* [TASK] Quote the data exactly, first line to the line containing "import seaborn as sns", with no pictures.

* [RECORDED INFORMATION]
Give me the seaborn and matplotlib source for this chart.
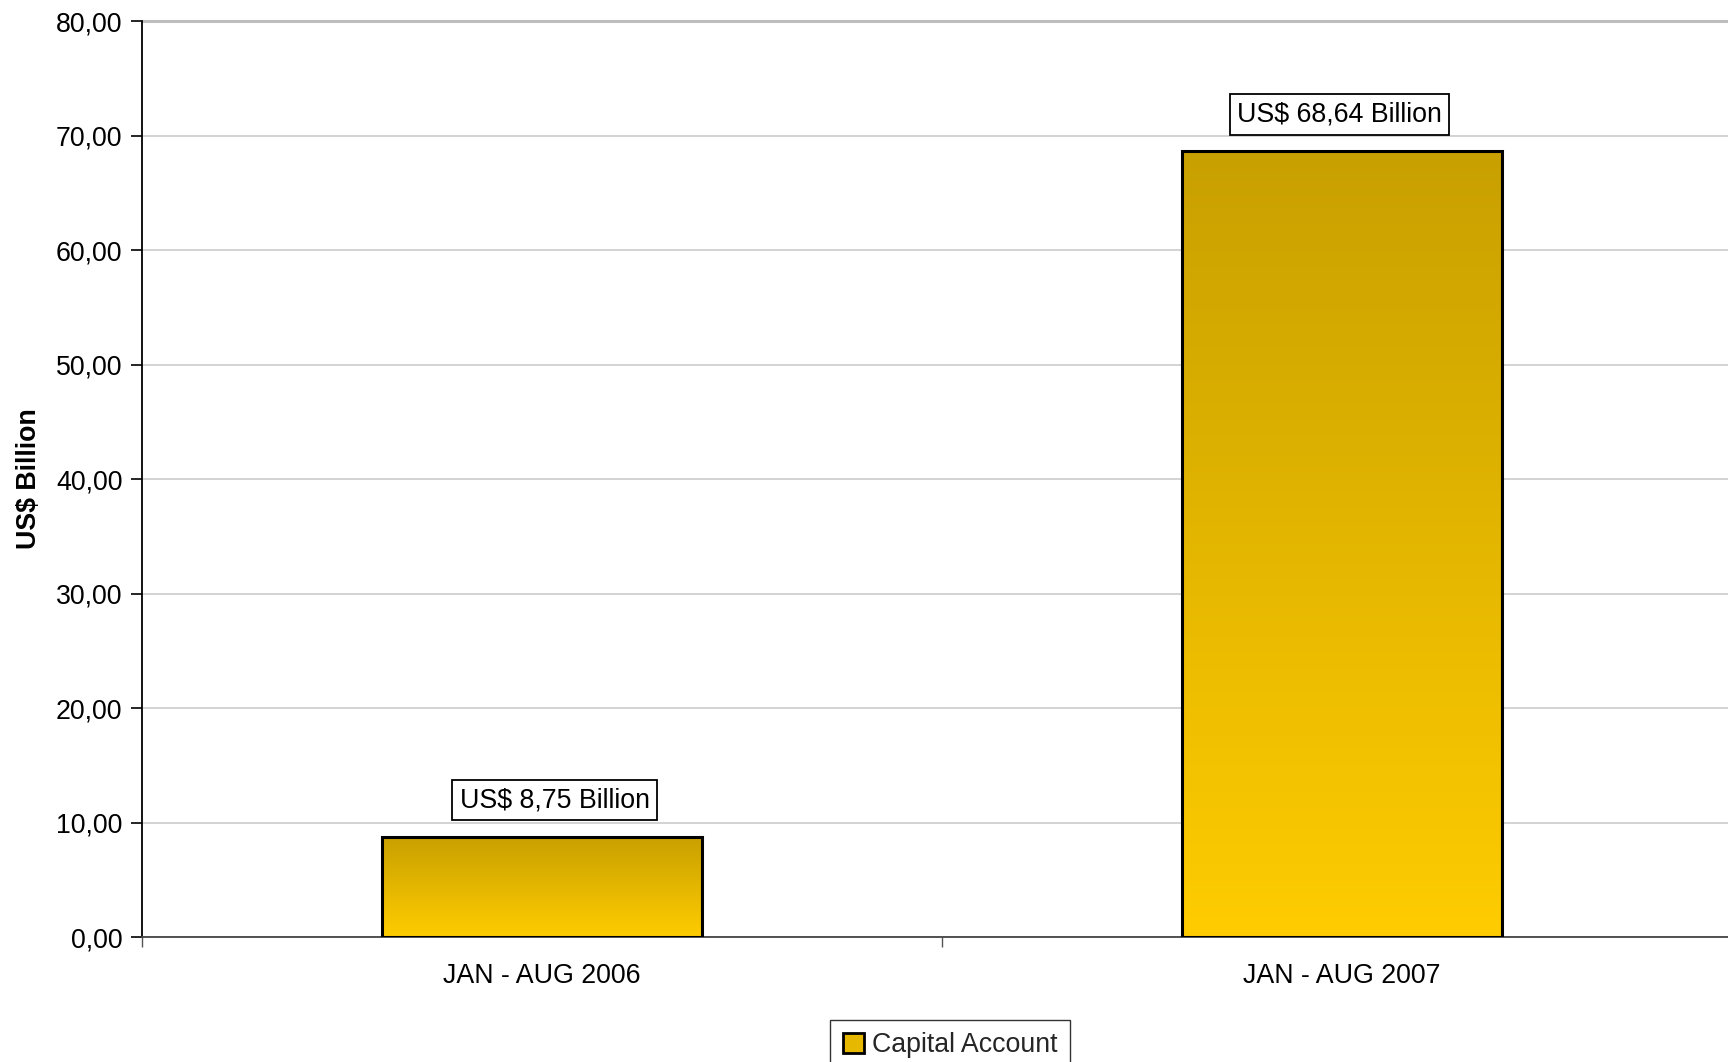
import numpy as np
import pandas as pd
import matplotlib
matplotlib.use("Agg")
import matplotlib.pyplot as plt
import matplotlib.colors as mcolors
from matplotlib.patches import Patch
from matplotlib.ticker import FixedLocator, FuncFormatter
import seaborn as sns

# Data
periods = ["JAN - AUG 2006", "JAN - AUG 2007"]
capital_account = [8.75, 68.64]
value_labels = ["US$ 8,75 Billion", "US$ 68,64 Billion"]
series_name = "Capital Account"
y_ticks = [0, 10, 20, 30, 40, 50, 60, 70, 80]

df = pd.DataFrame({"period": periods, "value": capital_account})

sns.set_theme(style="white")
plt.rcParams["font.family"] = ["Liberation Sans", "DejaVu Sans"]

FS = 19.3

fig = plt.figure(figsize=(17.28, 10.62), dpi=100)
ax = fig.add_axes([0.0822, 0.1177, 0.9259, 0.8625])

sns.barplot(data=df, x="period", y="value", ax=ax, width=0.4,
            color="#FFCC00", edgecolor="black", linewidth=2.2, zorder=3)

ax.set_ylim(0, 80)
ax.set_xlim(-0.5, 1.5)

# vertical gold gradient inside each bar
top_c = np.array(mcolors.to_rgb("#C8A000"))
bot_c = np.array(mcolors.to_rgb("#FFCC00"))
t = np.linspace(0, 1, 256)[:, None]
grad = (top_c[None, :] * (1 - t) + bot_c[None, :] * t)[:, None, :]
for patch in ax.patches:
    x0, y0 = patch.get_x(), patch.get_y()
    w, h = patch.get_width(), patch.get_height()
    im = ax.imshow(grad, extent=[x0, x0 + w, y0, y0 + h], aspect="auto",
                   origin="upper", zorder=3.5, interpolation="bilinear")
    im.set_clip_path(patch)
    patch.set_facecolor("none")
    patch.set_zorder(4)

# value labels in boxes above bars
x_shift = [9, -2]
for i, (v, lab) in enumerate(zip(capital_account, value_labels)):
    ax.annotate(lab, xy=(i, v), xytext=(x_shift[i], 17), textcoords="offset points",
                ha="center", va="bottom", fontsize=FS, color="black",
                bbox=dict(boxstyle="square,pad=0.27", fc="white", ec="black", lw=1.3),
                zorder=6)

# y axis
ax.set_yticks(y_ticks)
ax.yaxis.set_major_formatter(FuncFormatter(lambda v, p: f"{v:.2f}".replace(".", ",")))
ax.tick_params(axis="y", which="major", left=True, length=8, width=1.2, color="black",
               labelsize=FS, pad=6, labelcolor="black")
ax.set_ylabel("US$ Billion", fontsize=FS, fontweight="bold", color="black", labelpad=10)
ax.grid(axis="y", color="#c8c8c8", linewidth=1.1, zorder=0)
ax.set_axisbelow(True)

# x axis: ticks at category boundaries, labels at centres
ax.set_xlabel("")
ax.xaxis.set_major_locator(FixedLocator([-0.5, 0.5, 1.5]))
ax.xaxis.set_major_formatter(FuncFormatter(lambda v, p: ""))
ax.xaxis.set_minor_locator(FixedLocator([0, 1]))
ax.xaxis.set_minor_formatter(FuncFormatter(lambda v, p: periods[int(round(v))]))
ax.tick_params(axis="x", which="major", bottom=True, length=7, width=1.0, color="#555555")
ax.tick_params(axis="x", which="minor", bottom=False, length=0, labelsize=FS, pad=19,
               labelcolor="black")

for s in ["top", "right"]:
    ax.spines[s].set_visible(False)
ax.spines["left"].set_color("black")
ax.spines["left"].set_linewidth(1.3)
ax.spines["bottom"].set_color("#444444")
ax.spines["bottom"].set_linewidth(1.3)

# top gridline slightly heavier
ax.axhline(80, color="#bdbdbd", linewidth=2.2, zorder=1, clip_on=False)

handle = Patch(facecolor="#E6B800", edgecolor="black", linewidth=2)
leg = fig.legend([handle], [series_name], loc="upper center",
                 bbox_to_anchor=(0.5498, 0.0395), fontsize=FS, frameon=True,
                 fancybox=False, handlelength=0.8, handleheight=0.8, handletextpad=0.3,
                 borderpad=0.45, borderaxespad=0)
leg.get_frame().set_edgecolor("black")
leg.get_frame().set_linewidth(1.0)

fig.savefig("out.png", dpi=100, facecolor="white")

* [ANSWER TO THIS TASK]
Give me the seaborn and matplotlib source for this chart.
import numpy as np
import pandas as pd
import matplotlib
matplotlib.use("Agg")
import matplotlib.pyplot as plt
import matplotlib.colors as mcolors
from matplotlib.patches import Patch
from matplotlib.ticker import FixedLocator, FuncFormatter
import seaborn as sns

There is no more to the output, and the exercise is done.